The Future of Infrastructure Funding and Market Expectations
As infrastructure categories mature and more capital enters the space, the window for compressed timelines may shrink. Series B rounds that closed in 18 months in 2022-2023 are now being replicated by multiple competitors, which means investors will increasingly require differentiation and scale before committing at later stages. The first infrastructure startup to establish the category gets the compressed timeline; the third one in the same category might take the traditional path.
The evolution suggests infrastructure startups will need to demonstrate not just traction in one use case but horizontal applications and platform potential to maintain accelerated funding timelines. Companies positioned as “this specific infrastructure tool” are competing primarily on execution and cost, creating commoditization risk. Companies that can expand to “this infrastructure platform solves multiple problems” have more sustainable competitive positions and better odds of maintaining compressed funding trajectories.
Conclusion
Infrastructure startups are winning major funding in compressed timelines primarily because they solve mandatory, measurable problems that enterprises are already committed to solving. Domain expertise, existing enterprise relationships, and the mathematical clarity of infrastructure ROI create conditions where venture capital can move quickly. A startup that shows 20+ customers with measurable traction in 12 months can credibly raise Series B capital, whereas other categories require more extended validation periods.
The key to maintaining momentum is building real value, not just raising capital fast. Infrastructure startups that raise quickly but lack operational discipline, clear technical direction, or sustainable competitive advantages often face Series B challenges or slower growth trajectories. The fastest paths to serious capital are built on foundations of genuine product excellence, not just market timing or investor hype.
Frequently Asked Questions
How do infrastructure startups prove traction for Series A investment?
They typically show 10-30 paying customers with documented ROI, meaningful usage metrics (retention rates above 90%), and clear product-market fit within a specific use case. Enterprise infrastructure deals often have long sales cycles but short proof-of-concept windows, so a startup might have 4-5 customers in paid pilots and 2-3 in production.
What’s the typical timeline from Series A to Series B for infrastructure startups?
The compressed timeline is 14-20 months for well-positioned companies, compared to 2-3 years for other categories. This assumes consistent revenue growth, strong customer retention, and measurable progress on product roadmap. Infrastructure startups without these metrics may take 2-3 years to raise Series B.
Do infrastructure startups need to be profitability-focused to raise quickly?
No. Infrastructure startups typically focus on growth and market capture initially, with profitability as a secondary concern.
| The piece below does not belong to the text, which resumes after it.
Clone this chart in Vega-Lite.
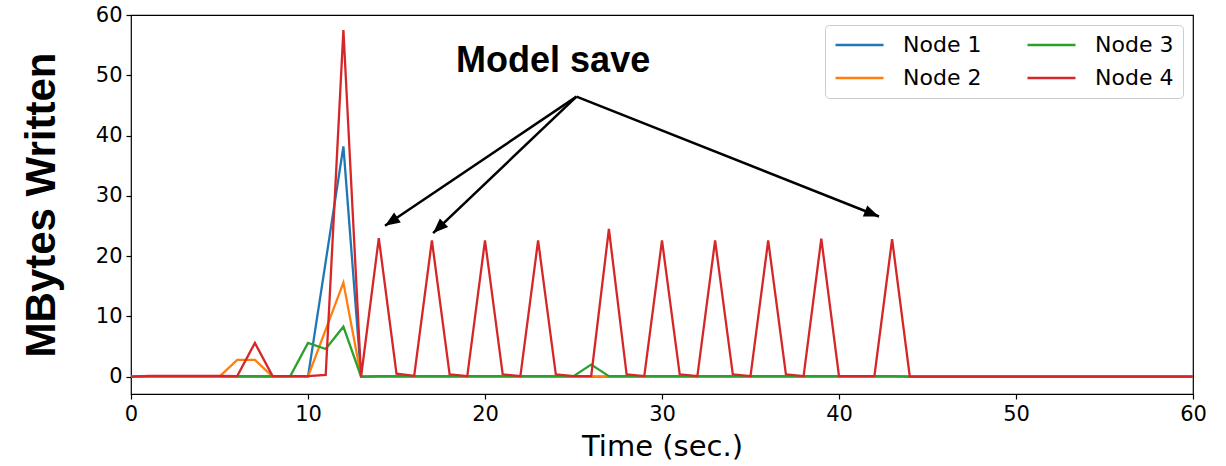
{
  "$schema": "https://vega.github.io/schema/vega-lite/v6.json",
  "width": 1062,
  "height": 379,
  "autosize": "none",
  "padding": {"left": 131, "top": 15, "right": 33, "bottom": 72},
  "background": "white",
  "config": {
    "view": {"stroke": "black", "strokeWidth": 1.2},
    "axis": {
      "grid": false,
      "domain": false,
      "labelFont": "DejaVu Sans",
      "labelFontSize": 21,
      "labelColor": "black",
      "tickColor": "black",
      "tickSize": 5,
      "tickWidth": 1.2,
      "labelPadding": 4,
      "labelFlush": false,
      "labelOverlap": false
    }
  },
  "layer": [
    {
      "data": {
        "values": [
          {"t": 0, "Node 1": 0, "Node 2": 0, "Node 3": 0, "Node 4": 0},
          {"t": 1, "Node 1": 0, "Node 2": 0, "Node 3": 0.1, "Node 4": 0.15},
          {"t": 2, "Node 1": 0, "Node 2": 0, "Node 3": 0.1, "Node 4": 0.15},
          {"t": 3, "Node 1": 0, "Node 2": 0, "Node 3": 0.1, "Node 4": 0.15},
          {"t": 4, "Node 1": 0, "Node 2": 0, "Node 3": 0.1, "Node 4": 0.15},
          {"t": 5, "Node 1": 0, "Node 2": 0, "Node 3": 0.1, "Node 4": 0.15},
          {"t": 6, "Node 1": 0, "Node 2": 2.8, "Node 3": 0.1, "Node 4": 0.1},
          {"t": 7, "Node 1": 0, "Node 2": 2.8, "Node 3": 0.1, "Node 4": 5.6},
          {"t": 8, "Node 1": 0, "Node 2": 0, "Node 3": 0.1, "Node 4": 0.1},
          {"t": 9, "Node 1": 0, "Node 2": 0, "Node 3": 0.1, "Node 4": 0.1},
          {"t": 10, "Node 1": 0, "Node 2": 0, "Node 3": 5.6, "Node 4": 0.1},
          {"t": 11, "Node 1": 19.1, "Node 2": 7.8, "Node 3": 4.6, "Node 4": 0.3},
          {"t": 12, "Node 1": 38.2, "Node 2": 15.6, "Node 3": 8.3, "Node 4": 57.5},
          {"t": 13, "Node 1": 0, "Node 2": 0, "Node 3": 0, "Node 4": 0},
          {"t": 14, "Node 1": 0, "Node 2": 0, "Node 3": 0.1, "Node 4": 23.0},
          {"t": 15, "Node 1": 0, "Node 2": 0, "Node 3": 0.1, "Node 4": 0.5},
          {"t": 16, "Node 1": 0, "Node 2": 0, "Node 3": 0.1, "Node 4": 0.15},
          {"t": 17, "Node 1": 0, "Node 2": 0, "Node 3": 0.1, "Node 4": 22.6},
          {"t": 18, "Node 1": 0, "Node 2": 0, "Node 3": 0.1, "Node 4": 0.4},
          {"t": 19, "Node 1": 0, "Node 2": 0, "Node 3": 0.1, "Node 4": 0.1},
          {"t": 20, "Node 1": 0, "Node 2": 0, "Node 3": 0.1, "Node 4": 22.6},
          {"t": 21, "Node 1": 0, "Node 2": 0, "Node 3": 0.1, "Node 4": 0.4},
          {"t": 22, "Node 1": 0, "Node 2": 0, "Node 3": 0.1, "Node 4": 0.1},
          {"t": 23, "Node 1": 0, "Node 2": 0, "Node 3": 0.1, "Node 4": 22.6},
          {"t": 24, "Node 1": 0, "Node 2": 0, "Node 3": 0.1, "Node 4": 0.4},
          {"t": 25, "Node 1": 0, "Node 2": 0, "Node 3": 0.1, "Node 4": 0.1},
          {"t": 26, "Node 1": 0, "Node 2": 0, "Node 3": 2.0, "Node 4": 0.1},
          {"t": 27, "Node 1": 0, "Node 2": 0, "Node 3": 0.1, "Node 4": 24.5},
          {"t": 28, "Node 1": 0, "Node 2": 0, "Node 3": 0.1, "Node 4": 0.4},
          {"t": 29, "Node 1": 0, "Node 2": 0, "Node 3": 0.1, "Node 4": 0.1},
          {"t": 30, "Node 1": 0, "Node 2": 0, "Node 3": 0.1, "Node 4": 22.6},
          {"t": 31, "Node 1": 0, "Node 2": 0, "Node 3": 0.1, "Node 4": 0.4},
          {"t": 32, "Node 1": 0, "Node 2": 0, "Node 3": 0.1, "Node 4": 0.1},
          {"t": 33, "Node 1": 0, "Node 2": 0, "Node 3": 0.1, "Node 4": 22.6},
          {"t": 34, "Node 1": 0, "Node 2": 0, "Node 3": 0.1, "Node 4": 0.4},
          {"t": 35, "Node 1": 0, "Node 2": 0, "Node 3": 0.1, "Node 4": 0.1},
          {"t": 36, "Node 1": 0, "Node 2": 0, "Node 3": 0.1, "Node 4": 22.6},
          {"t": 37, "Node 1": 0, "Node 2": 0, "Node 3": 0.1, "Node 4": 0.4},
          {"t": 38, "Node 1": 0, "Node 2": 0, "Node 3": 0.1, "Node 4": 0.1},
          {"t": 39, "Node 1": 0, "Node 2": 0, "Node 3": 0.1, "Node 4": 22.9},
          {"t": 40, "Node 1": 0, "Node 2": 0, "Node 3": 0.1, "Node 4": 0.1},
          {"t": 41, "Node 1": 0, "Node 2": 0, "Node 3": 0.1, "Node 4": 0.1},
          {"t": 42, "Node 1": 0, "Node 2": 0, "Node 3": 0.1, "Node 4": 0.1},
          {"t": 43, "Node 1": 0, "Node 2": 0, "Node 3": 0.1, "Node 4": 22.8},
          {"t": 44, "Node 1": 0, "Node 2": 0, "Node 3": 0, "Node 4": 0},
          {"t": 45, "Node 1": 0, "Node 2": 0, "Node 3": 0, "Node 4": 0},
          {"t": 46, "Node 1": 0, "Node 2": 0, "Node 3": 0, "Node 4": 0},
          {"t": 47, "Node 1": 0, "Node 2": 0, "Node 3": 0, "Node 4": 0},
          {"t": 48, "Node 1": 0, "Node 2": 0, "Node 3": 0, "Node 4": 0},
          {"t": 49, "Node 1": 0, "Node 2": 0, "Node 3": 0, "Node 4": 0},
          {"t": 50, "Node 1": 0, "Node 2": 0, "Node 3": 0, "Node 4": 0},
          {"t": 51, "Node 1": 0, "Node 2": 0, "Node 3": 0, "Node 4": 0},
          {"t": 52, "Node 1": 0, "Node 2": 0, "Node 3": 0, "Node 4": 0},
          {"t": 53, "Node 1": 0, "Node 2": 0, "Node 3": 0, "Node 4": 0},
          {"t": 54, "Node 1": 0, "Node 2": 0, "Node 3": 0, "Node 4": 0},
          {"t": 55, "Node 1": 0, "Node 2": 0, "Node 3": 0, "Node 4": 0},
          {"t": 56, "Node 1": 0, "Node 2": 0, "Node 3": 0, "Node 4": 0},
          {"t": 57, "Node 1": 0, "Node 2": 0, "Node 3": 0, "Node 4": 0},
          {"t": 58, "Node 1": 0, "Node 2": 0, "Node 3": 0, "Node 4": 0},
          {"t": 59, "Node 1": 0, "Node 2": 0, "Node 3": 0, "Node 4": 0},
          {"t": 60, "Node 1": 0, "Node 2": 0, "Node 3": 0, "Node 4": 0}
        ]
      },
      "transform": [{"fold": ["Node 1", "Node 2", "Node 3", "Node 4"], "as": ["node", "v"]}],
      "mark": {"type": "line", "strokeWidth": 2.3, "clip": true},
      "encoding": {
        "x": {
          "field": "t", "type": "quantitative",
          "scale": {"domain": [0, 60], "nice": false, "zero": false},
          "axis": {"values": [0, 10, 20, 30, 40, 50, 60], "labelFlush": false, "title": "Time (sec.)", "titleFont": "DejaVu Sans", "titleFontSize": 29, "titleFontWeight": "normal", "titleColor": "black", "titlePadding": 8}
        },
        "y": {
          "field": "v", "type": "quantitative",
          "scale": {"domain": [-2.87, 60], "nice": false, "zero": false},
          "axis": {"values": [0, 10, 20, 30, 40, 50, 60], "labelFlush": false, "title": "MBytes Written", "titleFont": "Liberation Sans", "titleFontSize": 42, "titleFontWeight": "bold", "titleColor": "black", "titlePadding": 32}
        },
        "color": {
          "field": "node", "type": "nominal",
          "scale": {"domain": ["Node 1", "Node 2", "Node 3", "Node 4"], "range": ["#1f77b4", "#ff7f0e", "#2ca02c", "#d62728"]},
          "legend": {
            "title": null,
            "orient": "top-right",
            "offset": 10,
            "columns": 2,
            "columnPadding": 44,
            "rowPadding": 11,
            "symbolType": "stroke",
            "symbolSize": 2304,
            "symbolStrokeWidth": 2.3,
            "clipHeight": 22,
            "labelFont": "DejaVu Sans",
            "labelFontSize": 22,
            "labelColor": "black",
            "labelOffset": 18,
            "strokeColor": "#cccccc",
            "fillColor": "white",
            "cornerRadius": 4,
            "padding": 9
          }
        }
      }
    },
    {
      "data": {
        "values": [
          {"a": "a", "x": 25.17, "y": 46.46, "x2": 14.35, "y2": 25.03},
          {"a": "b", "x": 25.17, "y": 46.46, "x2": 17.07, "y2": 23.82},
          {"a": "c", "x": 25.17, "y": 46.46, "x2": 42.26, "y2": 26.57}
        ]
      },
      "encoding": {
        "x": {"field": "x", "type": "quantitative", "scale": {"domain": [0, 60], "nice": false, "zero": false}, "title": "Time (sec.)"},
        "y": {"field": "y", "type": "quantitative", "scale": {"domain": [-2.87, 60], "nice": false, "zero": false}, "title": "MBytes Written"}
      },
      "layer": [
        {
          "mark": {"type": "rule", "color": "black", "strokeWidth": 2.5},
          "encoding": {
            "x2": {"field": "x2"},
            "y2": {"field": "y2"}
          }
        },
        {
          "transform": [{"filter": "datum.a == 'a'"}],
          "mark": {"type": "point", "shape": "M0,0 L-0.4,1 L0.4,1 Z", "filled": true, "color": "black", "opacity": 1, "size": 900, "angle": 236},
          "encoding": {
            "x": {"field": "x2", "type": "quantitative", "title": "Time (sec.)"},
            "y": {"field": "y2", "type": "quantitative", "title": "MBytes Written"}
          }
        },
        {
          "transform": [{"filter": "datum.a == 'b'"}],
          "mark": {"type": "point", "shape": "M0,0 L-0.4,1 L0.4,1 Z", "filled": true, "color": "black", "opacity": 1, "size": 900, "angle": 226.4},
          "encoding": {
            "x": {"field": "x2", "type": "quantitative", "title": "Time (sec.)"},
            "y": {"field": "y2", "type": "quantitative", "title": "MBytes Written"}
          }
        },
        {
          "transform": [{"filter": "datum.a == 'c'"}],
          "mark": {"type": "point", "shape": "M0,0 L-0.4,1 L0.4,1 Z", "filled": true, "color": "black", "opacity": 1, "size": 900, "angle": 111.6},
          "encoding": {
            "x": {"field": "x2", "type": "quantitative", "title": "Time (sec.)"},
            "y": {"field": "y2", "type": "quantitative", "title": "MBytes Written"}
          }
        }
      ]
    },
    {
      "data": {"values": [{"label": "Model save", "x": 23.85, "y": 50.5}]},
      "mark": {"type": "text", "font": "Liberation Sans", "fontSize": 36, "fontWeight": "bold", "color": "black", "align": "center", "baseline": "alphabetic"},
      "encoding": {
        "x": {"field": "x", "type": "quantitative", "scale": {"domain": [0, 60], "nice": false, "zero": false}, "title": "Time (sec.)"},
        "y": {"field": "y", "type": "quantitative", "scale": {"domain": [-2.87, 60], "nice": false, "zero": false}, "title": "MBytes Written"},
        "text": {"field": "label"}
      }
    }
  ]
}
However, they do need to demonstrate capital efficiency—a startup burning $500K monthly while acquiring $50K MRR will have an easier time raising Series B than one burning the same and acquiring $20K MRR, even if both are unprofitable.
Which infrastructure categories are raising fastest right now?
AI infrastructure, cloud cost optimization, data platform modernization, and security infrastructure are all seeing accelerated timelines. Categories where enterprise demand is explicit and urgent (like generative AI infrastructure) are seeing the fastest funding. Traditional categories like deployment automation or monitoring have slower timelines because the problems feel more solved.
Is raising fast in Series A always an advantage?
Not necessarily. A startup that raises Series A at a $50 million valuation with solid fundamentals may have an easier Series B than one that raised at $100 million despite similar metrics. The valuation sets expectations; faster fundraising combined with high early valuations can create difficult dynamics at later stages if growth slows.
What do investors prioritize when evaluating infrastructure startups in compressed timelines?
Domain expertise of founders, measurable customer traction (retention and revenue), clear competitive differentiation, and addressable market size. In compressed timelines, investors often spend less time evaluating the founding team’s operational skills and more time assessing whether the technical founding team can execute at scale—this is both a strength and a risk.